As it had for architects, the breakthrough came in axonometry’s most common form—isometric projection. Where the lines in linear perspective converged at a vanishing point, here they travelled vertically and 30 degrees to the left and right. This enabled a tilted bird’s-eye view onto objects, with three sides showing rather than one. Squares became cubes. Facades became buildings with volume. It was both revealed truth and mirage.

“Space games explode into a new dimension,” boasted the flyer for Zaxxon (1982), and games soon revelled in the geometric possibilities. In titles like Marble Madness (1984) and Highway Encounter (1985), you piloted 3D shapes around the terrain. In Ant Attack (1983), the star was not a giant insect but the pixelated Brutalism of the environment. Its city was called Antescher after the artist M.C. Escher, whose work (particularly his 1938 lithograph Cycle) had influenced another isometric hit of the time: Q*bert (1982). Escher had embraced the possibilities of axonometry for disorienting optical illusions, hinting at later physics-defying games like Gravity Rush (2012), Fez (2012), and Monument Valley (2014).

to gaze down upon entire metropolises

The history of game development is partly one of turning weaknesses into strengths. The Stamper brothers’ Filmation engine connected individual isometric rooms through archways; they created a template for fantasy in Knight Lore (1984), space travel in Alien 8 (1985), and the supernatural in Pentagram (1986). When processing power finally allowed it, it was possible to gaze down upon entire metropolises, enabling city-building games from Populous (1989) to SimCity (1989). All architects harbor fantasies of demolition, and in the likes of Desert Strike (1992) and Command and Conquer (1995), players could lay waste to architecture and its inhabitants. Death was not even necessarily the end, with Afterlife (1996) enabling the creation of isometric heavens and hells.  

Axonometry changed the nature of interactive storytelling in videogames. The ability to move around cities and interact with multiple characters—rather than simply repel invaders or pick off sentries—was crucial to the development of RPGs like Baldur’s Gate (1998). You could get drunk in a medieval castle (Ultima 8), assassinate insubordinate politicians (Syndicate), or play roulette in an irradiated wasteland (Fallout). You could even step inside a replica of Umberto Eco’s The Name of the Rose (1980) in La Abadía del Crimen (1987). Despite (or because of) the mastering of “real” 3D, axonometry remains popular, as evidenced by Transistor (2014), Satellite Reign (2015), and Bastion (2011). Beyond nostalgia, it suggests we might be voyeuristic gods, rather than one of those tiny sprites.

La Abadía del Crimen

In the 1980s, System 3’s best-selling The Last Ninja series evoked a semi-mythic Japan, with Buddhist shrines, rock gardens, and seppuku-committing guards. Its isometric perspective was crucial to its sense of exploration. The player climbed walls and descended into dungeons. Dragons emerged from grottos and birds flew through Torii gates.

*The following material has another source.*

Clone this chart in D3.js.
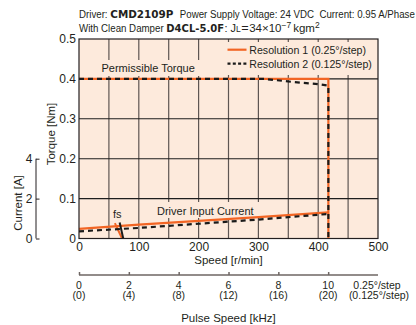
<!DOCTYPE html>
<html><head><meta charset="utf-8">
<script src="https://cdn.jsdelivr.net/npm/d3@7"></script>
<style>
html,body{margin:0;padding:0;background:#fff;}
svg{display:block;font-family:"Liberation Sans",Arial,sans-serif;}
</style></head>
<body>
<svg id="c" width="416" height="325"></svg>
<script>
// ---------- data ----------
const speedTicks = [0,100,200,300,400,500];
const torqueTicks = [0,0.1,0.2,0.3,0.4,0.5];
const currentTicks = [0,2,4];
const pulseTicks = [0,2,4,6,8,10];
const pulseLabels2 = ["(0)","(4)","(8)","(12)","(16)","(20)"];
// torque curves [speed r/min, torque Nm]
const torqueRes1 = [[0,0.4],[100,0.4],[200,0.4],[300,0.4],[417,0.4],[417,0]];
const torqueRes2 = [[0,0.4],[100,0.4],[200,0.4],[310,0.4],[360,0.392],[400,0.387],[417,0.383],[417,0]];
// driver input current [speed r/min, current A]
const currentRes1 = [[0,0.48],[100,0.7],[200,0.88],[300,1.07],[417,1.31]];
const currentRes2 = [[0,0.36],[100,0.53],[200,0.74],[300,0.95],[417,1.23]];
// fs (max starting frequency) markers [speed, current]
const fsRes1 = [[60,0.77],[72,0]];
const fsRes2 = [[68,0.8],[74,0]];
const legendLabels = ["Resolution 1 (0.25°/step)","Resolution 2 (0.125°/step)"];

// ---------- layout ----------
const L=79, R=378, T=39, B=238.5;
const bg="#fdeadc", orange="#f26524", dark="#1a1a1a", ink="#231f20";
const svg=d3.select("#c");
const x=d3.scaleLinear().domain([0,500]).range([L,R]);
const y=d3.scaleLinear().domain([0,0.5]).range([B,T]);
const yc=d3.scaleLinear().domain([0,4]).range([B,y(0.2)]);
const xp=d3.scaleLinear().domain([0,12]).range([L,R]);

// plot background
svg.append("rect").attr("x",L).attr("y",T).attr("width",R-L).attr("height",B-T).attr("fill",bg);

// grid
const g=svg.append("g");
g.selectAll("line.v").data(d3.range(50,500,50)).join("line")
 .attr("x1",d=>x(d)).attr("x2",d=>x(d)).attr("y1",T).attr("y2",B)
 .attr("stroke","#5e5653").attr("stroke-width",1.2);
g.selectAll("line.h").data([0.1,0.2,0.3,0.4]).join("line")
 .attr("x1",L).attr("x2",R).attr("y1",d=>y(d)).attr("y2",d=>y(d))
 .attr("stroke","#1e1e1e").attr("stroke-width",1.1);

// label backgrounds
svg.append("rect").attr("x",98).attr("y",60).attr("width",102).attr("height",16).attr("fill",bg);
svg.append("rect").attr("x",153).attr("y",202).attr("width",106).attr("height",16).attr("fill",bg);
svg.append("rect").attr("x",223).attr("y",42).attr("width",R-223-0.5).attr("height",33).attr("fill",bg);

// lines
const line=d3.line().x(d=>x(d[0])).y(d=>y(d[1]));
const lineC=d3.line().x(d=>x(d[0])).y(d=>yc(d[1]));
svg.append("path").attr("d",line(torqueRes1)).attr("fill","none").attr("stroke",orange).attr("stroke-width",2.2);
svg.append("path").attr("d",lineC(currentRes1)).attr("fill","none").attr("stroke",orange).attr("stroke-width",2.2);
svg.append("path").attr("d",lineC(fsRes1)).attr("fill","none").attr("stroke",orange).attr("stroke-width",2);
svg.append("path").attr("d",line(torqueRes2)).attr("fill","none").attr("stroke",dark).attr("stroke-width",2.2).attr("stroke-dasharray","5,4");
svg.append("path").attr("d",lineC(currentRes2)).attr("fill","none").attr("stroke",dark).attr("stroke-width",2.2).attr("stroke-dasharray","5,4");
svg.append("path").attr("d",lineC(fsRes2)).attr("fill","none").attr("stroke",dark).attr("stroke-width",2);

// border
svg.append("rect").attr("x",L).attr("y",T).attr("width",R-L).attr("height",B-T).attr("fill","none").attr("stroke",ink).attr("stroke-width",1.2);

// in-plot labels
function label(txt,xx,yy,size){
  return svg.append("text").attr("x",xx).attr("y",yy).attr("font-size",size).attr("fill",ink).text(txt);
}
label("Permissible Torque",101.5,72.3,"11px");
label("Driver Input Current",157,215,"11px");
label("fs",113,217.5,"11px");

// legend
const lg=svg.append("g");
lg.append("line").attr("x1",227.5).attr("x2",246.5).attr("y1",49.7).attr("y2",49.7).attr("stroke",orange).attr("stroke-width",2.2);
lg.append("line").attr("x1",227.5).attr("x2",246.5).attr("y1",63.7).attr("y2",63.7).attr("stroke",dark).attr("stroke-width",2.2).attr("stroke-dasharray","3,2.3");
lg.selectAll("text").data(legendLabels).join("text")
 .attr("x",249.3).attr("y",(d,i)=>53.8+i*14).attr("font-size","10.6px").attr("fill",ink).text(d=>d);

// speed axis
const ax=svg.append("g").attr("transform",`translate(0,${B})`)
 .call(d3.axisBottom(x).tickValues(speedTicks).tickSize(0).tickPadding(4).tickFormat(d3.format("d")));
ax.select(".domain").remove();
ax.selectAll("text").attr("font-size","12px").attr("fill",ink).attr("font-family","Liberation Sans, Arial, sans-serif").attr("dy","0.71em");
svg.append("text").attr("x",(L+R)/2).attr("y",264).attr("text-anchor","middle").attr("font-size","11.5px").attr("fill",ink).text("Speed [r/min]");

// torque axis
const ay=svg.append("g").attr("transform",`translate(${L},0)`)
 .call(d3.axisLeft(y).tickValues(torqueTicks).tickSize(0).tickPadding(3).tickFormat(d=>d===0?"0":d3.format(".1f")(d)));
ay.select(".domain").remove();
ay.selectAll("text").attr("font-size","12px").attr("fill",ink).attr("font-family","Liberation Sans, Arial, sans-serif");
svg.append("text").attr("transform",`translate(55,134) rotate(-90)`).attr("text-anchor","middle").attr("font-size","11.5px").attr("fill",ink).text("Torque [Nm]");

// current axis
const acx=36;
const ac=svg.append("g").attr("transform",`translate(${acx},0)`)
 .call(d3.axisRight(yc).tickValues(currentTicks).tickSize(3.5).tickFormat(d3.format("d")));
ac.select(".domain").attr("d",`M0,${yc(0)}V${yc(4)}`).attr("stroke",ink);
ac.selectAll(".tick line").attr("stroke",ink);
ac.selectAll("text").attr("x",-3.5).attr("text-anchor","end").attr("font-size","12px").attr("fill",ink).attr("font-family","Liberation Sans, Arial, sans-serif");
svg.append("text").attr("transform",`translate(22,203) rotate(-90)`).attr("text-anchor","middle").attr("font-size","11.5px").attr("fill",ink).text("Current [A]");

// pulse speed axis
const py=275;
const ap=svg.append("g").attr("transform",`translate(0,${py})`)
 .call(d3.axisTop(xp).tickValues(pulseTicks).tickSize(3).tickFormat(""));
ap.select(".domain").attr("d",`M${L},0H${R}`).attr("stroke","#6e6663").attr("stroke-width",1.5);
ap.selectAll(".tick line").attr("stroke","#6e6663").attr("stroke-width",1.5);
const pl=svg.append("g");
pl.selectAll("text.a").data(pulseTicks).join("text").attr("class","a")
 .attr("x",d=>xp(d)).attr("y",288.5).attr("text-anchor","middle").attr("font-size","10.5px").attr("fill",ink).text(d=>d);
pl.selectAll("text.b").data(pulseLabels2).join("text").attr("class","b")
 .attr("x",(d,i)=>xp(pulseTicks[i])).attr("y",299).attr("text-anchor","middle").attr("font-size","10.5px").attr("fill",ink).text(d=>d);
pl.append("text").attr("x",377).attr("y",288.5).attr("text-anchor","middle").attr("font-size","10.5px").attr("fill",ink).text("0.25°/step");
pl.append("text").attr("x",379).attr("y",299).attr("text-anchor","middle").attr("font-size","10.5px").attr("fill",ink).text("(0.125°/step)");
svg.append("text").attr("x",(L+R)/2).attr("y",322).attr("text-anchor","middle").attr("font-size","11.5px").attr("fill",ink).text("Pulse Speed [kHz]");

// title (condensed by horizontal scaling, since no narrow font is installed)
const bf="'DejaVu Sans',sans-serif";
function titleLine(yy, pieces){
  let cx=79;
  pieces.forEach(p=>{
    const sx=p.bold?1:(p.sx||0.845);
    const t=svg.append("text")
      .attr("transform",`translate(${cx},${yy+(p.dy||0)}) scale(${sx},1)`)
      .attr("font-size",p.size||"11.5px").attr("fill",ink)
      .attr("font-family",p.bold?bf:null).attr("font-weight",p.bold?"bold":null)
      .style("white-space","pre").text(p.t);
    cx+=t.node().getComputedTextLength()*sx+(p.gap||0);
  });
}
titleLine(18.3,[
  {t:"Driver: "},
  {t:"CMD2109P",bold:true,size:"10.4px",gap:1},
  {t:"  Power Supply Voltage: 24 VDC  Current: 0.95 A/Phase"}
]);
titleLine(32.3,[
  {t:"With Clean Damper "},
  {t:"D4CL-5.0F",bold:true,size:"10px",gap:0.5},
  {t:": J",sx:0.95},
  {t:"L",size:"8.5px",sx:1,gap:0.5},
  {t:"=",sx:1.1,gap:0.5},
  {t:"34×10",sx:1},
  {t:"−7",size:"8.5px",dy:-4.5,sx:1,gap:2},
  {t:"kgm",sx:1},
  {t:"2",size:"8.5px",dy:-4.5,sx:1}
]);
</script>
</body></html>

There was a strange sense of déjà vu playing The Last Ninja. Its environment was recognizable because we had seen it before, long ago. In a mix of propaganda and pageantry, Chinese court painters had been employed to commemorate imperial festivities. These were expected not only to celebrate the grandeur of the kingdom but to record events as they happened. This fourth dimension of time was captured on scrolls like Along the River During the Qingming Festival by Zhang Zeduan and Xu Yang’s The Qianlong Emperor’s Southern Inspection Tour. To enable this widescreen view, they developed axonometry.

The masters of ukiyo-e woodblock prints borrowed the method, with the screens and sliding panels of Japanese architecture allowing artists to pry inside teahouses, brothels, and pavilions. Gazing at the original scrolls, it’s tempting to imagine the characters moving around the cityscapes. This was partly the intention. Like cinema, the basis for videogames was already there, centuries before our imaginations became powered by electricity. We discovered the future in a foreign past.